After his return from exile, attempts were made to put Duvalier on trial. However, a trial court ruled in 2012 that he could be charged only for his financial crimes, and that the statute of limitations had passed for all of the murders, arbitrary arrests, and torture carried out by his regime. That decision was later overturned by an appeals court, but no new trial was held before his death. When confronted by former victims in the appeals court—after refusing to attend its first three sittings—he brushed off the accusations by mumbling that “deaths exist in all countries.”

As president, Martelly has employed many former Duvalierists, and he has deep ties to both them and the military figures who took power after “Baby Doc” fled the country in January 1986. Daniel Supplice, the head of Martelly’s 2011 transition team, had been a minister under Duvalier. Martelly actively opposed the first presidency of Jean-Bertrand Aristide, and a 2002 Washington Post profile described the musician Martelly as a “favorite of the thugs who worked on behalf of the hated Duvalier family dictatorship before its 1986 collapse.”

Martelly’s predecessor Rene Preval, was president when Duvalier returned to Haiti in January 2011. Preval, a close associate of Aristide in the 1990s, did nothing to stop Baby Doc’s return beyond an arrest from which he was quickly released. A May 2010 Miami Herald article described how Preval merely tried to avoid seeing Duvalier in public until being forced to shake his hand at a funeral. Preval meekly told the Herald that “It was not a meeting. We were at a funeral, our paths crossed.”

The same article described Duvalier’s lifestyle in the first few months after his return: “He's holding court at tony restaurants, hobnobbing with powerful players and greeting guests at his borrowed home high in the pleasant hills above the congested capital.” Upon his death, the New York Times reported a similar lifestyle, which included attending events at Martelly’s invitation. Duvalier died while having breakfast with a retired army colonel who had served under his regime.

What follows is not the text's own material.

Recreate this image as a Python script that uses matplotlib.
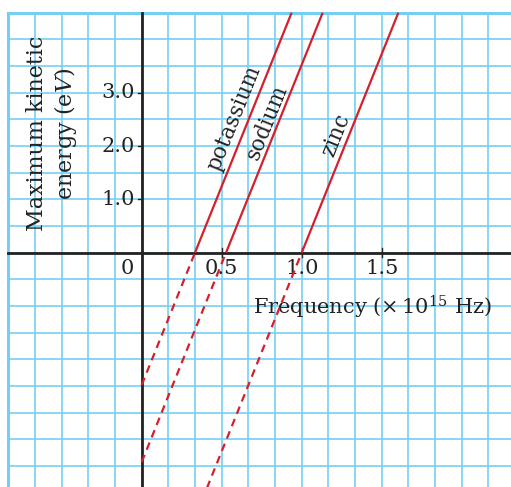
import numpy as np
import matplotlib
matplotlib.use("Agg")
import matplotlib.pyplot as plt

# threshold frequencies (x 10^15 Hz) read where each line meets the axis
metals = ["potassium", "sodium", "zinc"]
f0 = [0.333, 0.527, 1.0]
slope = 7.45          # eV per 10^15 Hz, as drawn
xticks = [0.5, 1.0, 1.5]
xtick_labels = ["0.5", "1.0", "1.5"]
yticks = [1.0, 2.0, 3.0]
ytick_labels = ["1.0", "2.0", "3.0"]
label_pos = [(0.58, 2.53), (0.785, 2.45), (1.215, 2.21)]   # text centres (data)

GRID = "#76cff1"
RED = "#d4202c"
INK = "#222222"

plt.rcParams["mathtext.fontset"] = "dejavuserif"
fig = plt.figure(figsize=(5.11, 4.87), dpi=100)
ax = fig.add_axes([0, 0, 1, 1])
# pixel mapping: 160 px per 1e15 Hz, 53.33 px per eV, origin at (141.7, 252.7)
ax.set_xlim(-141.7 / 160, (511 - 141.7) / 160)
ax.set_ylim(-(487 - 252.7) / 53.33, 252.7 / 53.33)
ax.axis("off")

xl, xr = -0.8333, 2.4
yb, yt = -4.6, 4.5
for gx in np.arange(-5, 15) / 6:
    if gx < xl - 1e-6:
        continue
    ax.plot([gx, gx], [yb, yt], color=GRID, lw=1.2, zorder=1)
for gy in np.arange(-10, 10) * 0.5:
    if gy > yt + 1e-6:
        continue
    ax.plot([xl, xr], [gy, gy], color=GRID, lw=1.2, zorder=1)
# thicker frame at left and top
ax.plot([xl, xl], [yb, yt], color=GRID, lw=2.2, zorder=1)
ax.plot([xl, xr], [yt, yt], color=GRID, lw=2.2, zorder=1)

# axes
ax.plot([xl, xr], [0, 0], color=INK, lw=2.0, zorder=3)
ax.plot([0, 0], [yb, yt], color=INK, lw=2.0, zorder=3)
for x in xticks:
    ax.plot([x, x], [-0.08, 0.08], color=INK, lw=1.0, zorder=3)
for y in yticks:
    ax.plot([-0.025, 0], [y, y], color=INK, lw=1.0, zorder=3)

fnt = dict(family="DejaVu Serif", color=INK)
for x, s in zip(xticks, xtick_labels):
    ax.text(x, -0.3, s, ha="center", va="center", fontsize=15, **fnt)
ax.text(-0.09, -0.3, "0", ha="center", va="center", fontsize=15, **fnt)
for y, s in zip(yticks, ytick_labels):
    ax.text(-0.04, y, s, ha="right", va="center", fontsize=15, **fnt)

ax.text(0.697, -1.02, "Frequency ($\\times\\,10^{15}$ Hz)", ha="left", va="center",
        fontsize=15, **fnt)
ax.text(-0.56, 2.23, "Maximum kinetic\nenergy (e$V$)", ha="center", va="center",
        rotation=90, linespacing=1.2, fontsize=16, **fnt)

# lines: solid above threshold, dashed below (from the y axis)
for name, f, (tx, ty) in zip(metals, f0, label_pos):
    x_top = f + yt / slope
    ax.plot([f, x_top], [0, yt], color=RED, lw=1.6, zorder=4, solid_capstyle="butt")
    ax.plot([0, f], [-slope * f, 0], color=RED, lw=1.6, zorder=4,
            dashes=(3.5, 2.5))
    ax.text(tx, ty, name, ha="center", va="center", rotation=68,
            rotation_mode="anchor", fontsize=15.5, **fnt)

fig.savefig("out.png", dpi=100)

Both Duvaliers—father and son—had the backing of US imperialism, which poured massive amounts of aid into the country, most of it going into the pockets of its dictator and his supporters. The Pentagon deployed a Marine training mission there soon after Papa Doc came to power in 1957, and it distributed large quantities of arms to the military and the dictatorship’s feared death squads, the Tontons Macoute .

Washington’s backing increased in the wake of the 1959 Cuban revolution, with Duvalier seen as a bulwark of anticommunism. During the 1971 transition, after the elder Duvalier’s death, US warships were sent to the coast of Haiti. Nonetheless, the New York Times’ obituary for the younger Duvalier tries to paint the US government as the innocent victim of the dictatorship’s machinations: “He [Duvalier] curried favor with the United States, and exploited its Cold War aims to ensure that Haiti did not fall under Cuba’s sway by bargaining for aid.”

Ever the purveyor of cynical hand wringing, the Times quotes a Duvalier friend: “He was a gentle giant…not this tyrant.”

After 16 years of brutal rule, Jean-Claude Duvalier was chased out of Haiti by a genuine popular uprising. Summing up that period, University of Virginia professor Robert Fatton told the Miami Herald this week, “The vast majority of the population fought against his regime and celebrated his departure. It is rather amazing that one needs to remind people that he did not exit power voluntarily. He was forced to leave the country because Haitians resisted his rule and mustered the will and courage to force him to do so.”

However, the mass struggle undertaken by the people of Haiti at the beginning of 1986 for the “uprooting” of Duvalierism remains uncompleted, with the functions of suppressing the Haitian masses and subjecting them to relentless oppression and capitalist exploitation having been assumed by Martelly and his prime minister Laurent Lamothe. The liberating tasks posed by the mass uprisings of 1985 and 1986 can be realized only by the Haitian working class carrying out a revolution to put an end to imperialist oppression and capitalist exploitation in Haiti as part of a global struggle for the socialist transformation of society.